生贄合評スレ[292]
03/29 21:03
石川和広

>>289

光井さんの「名前のない少女」読みました。
僕には2つの箇所が良いように思いました。屋上、少女、いじめ、自殺というとなんとなくそういう物語が思い出す方もいるかもしれません。

しかし意外とそうではないように思いました。一つは押し花のストラップです。これは男の子があげたものですが、大事に持っていた。その思いの強さが男の子をおののかせます。一見単なる片思いにすぎない。しかし、それをちゃんと身につけていることに、自分が誰かに求められていたという責任に少女が死んでから気付くのです。これは苦しい。なぜか。自分がサプライズをつまりいたずらをするようなガキなのに、思いを寄せられた一人の人間だったことが事後的に迫ってきているようです。まだまだはっきりとは書けていないとしても私はその可能性を感じたい。
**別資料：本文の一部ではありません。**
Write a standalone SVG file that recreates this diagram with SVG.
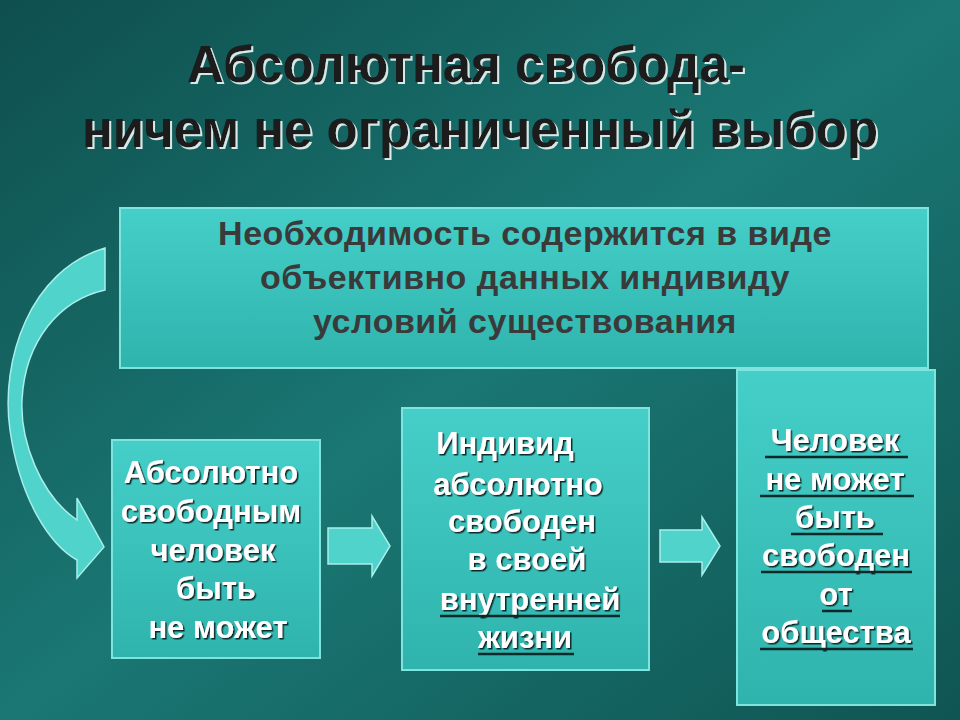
<svg xmlns="http://www.w3.org/2000/svg" width="960" height="720" viewBox="0 0 960 720">
<defs>
<linearGradient id="bg" x1="0" y1="0" x2="1" y2="1">
<stop offset="0" stop-color="#0e4f4e"/><stop offset="0.5" stop-color="#1a7773"/><stop offset="1" stop-color="#0f5553"/>
</linearGradient>
<linearGradient id="box" x1="0" y1="0" x2="0" y2="1">
<stop offset="0" stop-color="#45cfc8"/><stop offset="1" stop-color="#2fb3ad"/>
</linearGradient>
<filter id="ds" x="-5%" y="-20%" width="110%" height="140%"><feDropShadow dx="1.5" dy="1.5" stdDeviation="0.3" flood-color="#0a2a2a"/></filter>
<filter id="ls" x="-5%" y="-20%" width="110%" height="140%"><feDropShadow dx="2" dy="2" stdDeviation="0.5" flood-color="#d8e8e6"/></filter>
<style>
.box{fill:url(#box);stroke:#7fe3de;stroke-width:2}
.t{font-family:"Liberation Sans",Arial,sans-serif;font-weight:bold;text-anchor:middle}
.w{fill:#fff;font-size:31px;filter:url(#ds)}
.arr{fill:#4fd3cb;stroke:#a8eeea;stroke-width:1.5}
</style>
</defs>
<rect width="960" height="720" fill="url(#bg)"/>
<g id="title" class="t" font-size="51" fill="#1a1a1a" filter="url(#ls)">
<text x="466" y="82">Абсолютная свобода-</text>
<text x="480" y="147">ничем не ограниченный выбор</text>
</g>
<g id="top">
<rect class="box" x="120" y="208" width="808" height="160"/>
<g class="t" font-size="34" fill="#3a3a3a" letter-spacing="0.5">
<text x="525" y="245">Необходимость содержится в виде</text>
<text x="525" y="289">объективно данных индивиду</text>
<text x="525" y="333">условий существования</text>
</g>
</g>
<g id="connectors">
<path class="arr" d="M105,248 C30,270 0,360 10,430 C20,500 50,545 77,560 L77,578 L104,547 L77,498 L77,520 C40,495 20,440 22,400 C25,340 60,300 105,290 Z"/>
<path class="arr" d="M328,528 L372,528 L372,516 L390,546 L372,576 L372,564 L328,564 Z"/>
<path class="arr" d="M660,530 L702,530 L702,517 L720,546 L702,575 L702,562 L660,562 Z"/>
</g>
<g id="n1">
<rect class="box" x="112" y="440" width="208" height="218"/>
<g class="t w"><text x="211" y="483">Абсолютно</text><text x="211" y="522">свободным</text><text x="213" y="561">человек</text><text x="216" y="599">быть</text><text x="218" y="638">не может</text></g>
</g>
<g id="n2">
<rect class="box" x="402" y="408" width="247" height="262"/>
<g class="t w"><text x="505" y="454">Индивид</text><text x="518" y="495">абсолютно</text><text x="522" y="532">свободен</text><text x="527" y="570">в своей</text><text x="530" y="610">внутренней</text><text x="525" y="648">жизни</text></g>
<g stroke="#0a2a2a" stroke-width="2.5"><line x1="440" y1="616" x2="620" y2="616"/><line x1="478" y1="654" x2="574" y2="654"/></g>
</g>
<g id="n3">
<rect class="box" x="737" y="370" width="198" height="335"/>
<g class="t w"><text x="835" y="451">Человек</text><text x="835" y="490">не может</text><text x="835" y="528">быть</text><text x="836" y="566">свободен</text><text x="836" y="605">от</text><text x="836" y="643">общества</text></g>
<g stroke="#0a2a2a" stroke-width="2.5"><line x1="765" y1="457" x2="908" y2="457"/><line x1="760" y1="496" x2="914" y2="496"/><line x1="791" y1="534" x2="883" y2="534"/><line x1="761" y1="572" x2="912" y2="572"/><line x1="822" y1="611" x2="852" y2="611"/><line x1="760" y1="649" x2="913" y2="649"/></g>
</g>
</svg>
また「名前のない」とはデスノートに名前がないから、少女自身は死にたくない。殺される側にまわりたくない。しかし憎んでいる。でも殺すか殺されるかの選択に陥り自らを殺すことにしてしまった。

耐え難い殺意や憎しみの中に少女もいたくない。好きな男の子も死んでほしくない。その葛藤の中でそういう世界から脱出したくて死んでしまう。男の子を置いて。

これを男の子へのいかなる感情と捉えればよいか。一生男の子の心の中にいたいという。
男の子はたぶん少女が死ぬことも、自分を好きだったことにも気付いていなかった。死んでから彼女とはじめて会えたのです。
この誰かが死に追い詰められるほどに逼迫が常態化している世界で、それを救う術があるとしたら何か。
ヒントがあるのは、名前がないというのは男の子にとって名もない少女だということで、裏を返すと誰かの存在をどこかで、感じつづけることです。
誰かが死んでからでは遅い。しかしどうしたらいいのだろう。その問いがタイトルにあると思います。

描写はシンプルで粗い感じですが、大きな骨格を読むなら実は詩のもつテーマ性自体は大切な問いだと僕は考えます。